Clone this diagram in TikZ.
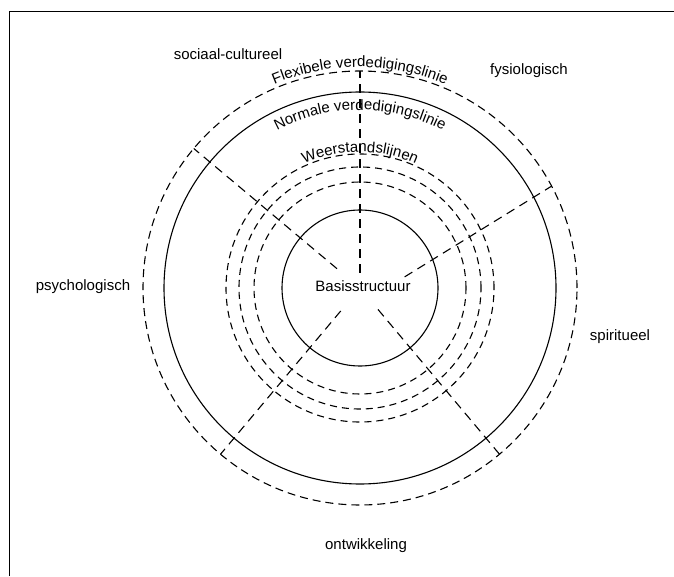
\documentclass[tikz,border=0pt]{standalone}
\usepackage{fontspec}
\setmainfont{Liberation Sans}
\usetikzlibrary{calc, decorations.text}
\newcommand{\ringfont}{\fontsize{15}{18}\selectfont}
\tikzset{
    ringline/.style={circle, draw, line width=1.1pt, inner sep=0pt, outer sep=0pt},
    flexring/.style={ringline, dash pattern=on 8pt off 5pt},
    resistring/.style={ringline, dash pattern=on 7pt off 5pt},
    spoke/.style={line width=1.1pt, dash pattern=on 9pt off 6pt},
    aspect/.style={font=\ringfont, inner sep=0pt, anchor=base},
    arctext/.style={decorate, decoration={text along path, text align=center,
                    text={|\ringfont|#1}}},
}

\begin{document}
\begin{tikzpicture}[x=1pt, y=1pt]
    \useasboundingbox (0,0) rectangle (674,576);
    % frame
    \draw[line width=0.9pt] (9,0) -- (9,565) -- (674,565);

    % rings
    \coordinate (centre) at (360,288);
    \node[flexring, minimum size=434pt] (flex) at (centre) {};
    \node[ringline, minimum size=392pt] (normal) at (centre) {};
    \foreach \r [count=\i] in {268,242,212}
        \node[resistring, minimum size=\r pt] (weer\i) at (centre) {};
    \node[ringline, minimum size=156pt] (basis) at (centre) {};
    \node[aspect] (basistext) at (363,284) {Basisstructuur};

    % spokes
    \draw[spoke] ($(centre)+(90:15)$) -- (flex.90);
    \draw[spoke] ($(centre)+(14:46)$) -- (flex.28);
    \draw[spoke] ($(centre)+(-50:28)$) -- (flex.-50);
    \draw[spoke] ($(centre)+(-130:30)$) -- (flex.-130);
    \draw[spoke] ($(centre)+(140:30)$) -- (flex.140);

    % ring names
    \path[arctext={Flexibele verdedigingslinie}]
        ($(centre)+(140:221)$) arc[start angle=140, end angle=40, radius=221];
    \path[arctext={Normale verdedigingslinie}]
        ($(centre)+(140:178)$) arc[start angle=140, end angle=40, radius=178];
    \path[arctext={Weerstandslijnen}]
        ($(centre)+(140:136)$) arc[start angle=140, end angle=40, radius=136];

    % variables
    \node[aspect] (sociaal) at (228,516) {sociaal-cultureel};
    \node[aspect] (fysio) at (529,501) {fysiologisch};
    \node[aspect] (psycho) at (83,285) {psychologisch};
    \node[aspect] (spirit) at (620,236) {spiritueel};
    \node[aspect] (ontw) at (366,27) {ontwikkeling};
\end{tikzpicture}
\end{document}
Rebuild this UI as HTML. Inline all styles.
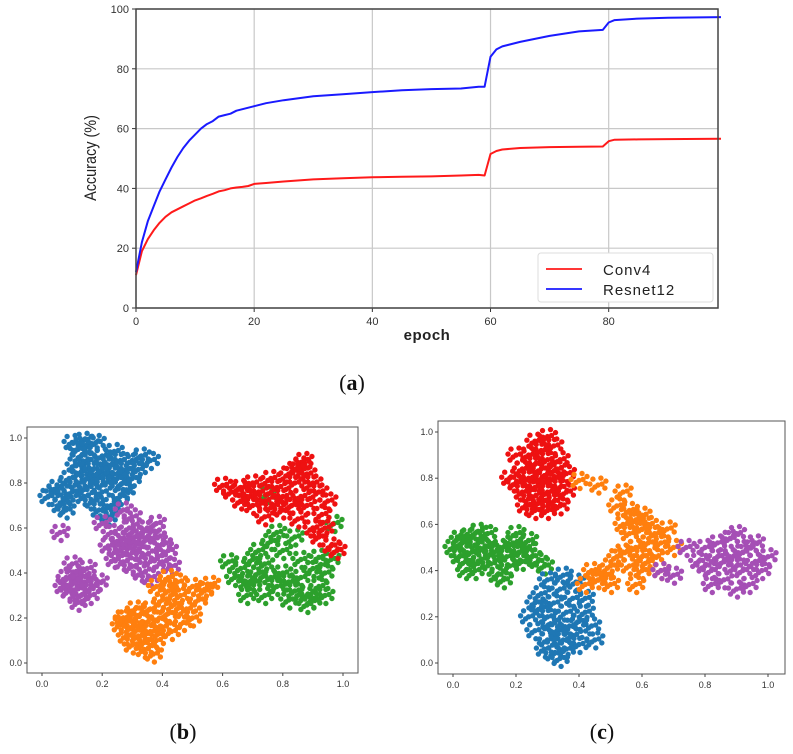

Exercise details: Copy all the records above exactly, but leave out the pictures.

Worked answer:
Clone this diagram in TikZ.
\documentclass[tikz,border=0pt]{standalone}
\usepackage{fontspec}
\setmainfont{Liberation Sans}
\usetikzlibrary{calc, decorations.text}
\newcommand{\ringfont}{\fontsize{15}{18}\selectfont}
\tikzset{
    ringline/.style={circle, draw, line width=1.1pt, inner sep=0pt, outer sep=0pt},
    flexring/.style={ringline, dash pattern=on 8pt off 5pt},
    resistring/.style={ringline, dash pattern=on 7pt off 5pt},
    spoke/.style={line width=1.1pt, dash pattern=on 9pt off 6pt},
    aspect/.style={font=\ringfont, inner sep=0pt, anchor=base},
    arctext/.style={decorate, decoration={text along path, text align=center,
                    text={|\ringfont|#1}}},
}

\begin{document}
\begin{tikzpicture}[x=1pt, y=1pt]
    \useasboundingbox (0,0) rectangle (674,576);
    % frame
    \draw[line width=0.9pt] (9,0) -- (9,565) -- (674,565);

    % rings
    \coordinate (centre) at (360,288);
    \node[flexring, minimum size=434pt] (flex) at (centre) {};
    \node[ringline, minimum size=392pt] (normal) at (centre) {};
    \foreach \r [count=\i] in {268,242,212}
        \node[resistring, minimum size=\r pt] (weer\i) at (centre) {};
    \node[ringline, minimum size=156pt] (basis) at (centre) {};
    \node[aspect] (basistext) at (363,284) {Basisstructuur};

    % spokes
    \draw[spoke] ($(centre)+(90:15)$) -- (flex.90);
    \draw[spoke] ($(centre)+(14:46)$) -- (flex.28);
    \draw[spoke] ($(centre)+(-50:28)$) -- (flex.-50);
    \draw[spoke] ($(centre)+(-130:30)$) -- (flex.-130);
    \draw[spoke] ($(centre)+(140:30)$) -- (flex.140);

    % ring names
    \path[arctext={Flexibele verdedigingslinie}]
        ($(centre)+(140:221)$) arc[start angle=140, end angle=40, radius=221];
    \path[arctext={Normale verdedigingslinie}]
        ($(centre)+(140:178)$) arc[start angle=140, end angle=40, radius=178];
    \path[arctext={Weerstandslijnen}]
        ($(centre)+(140:136)$) arc[start angle=140, end angle=40, radius=136];

    % variables
    \node[aspect] (sociaal) at (228,516) {sociaal-cultureel};
    \node[aspect] (fysio) at (529,501) {fysiologisch};
    \node[aspect] (psycho) at (83,285) {psychologisch};
    \node[aspect] (spirit) at (620,236) {spiritueel};
    \node[aspect] (ontw) at (366,27) {ontwikkeling};
\end{tikzpicture}
\end{document}
Rebuild this UI as HTML. Inline all styles.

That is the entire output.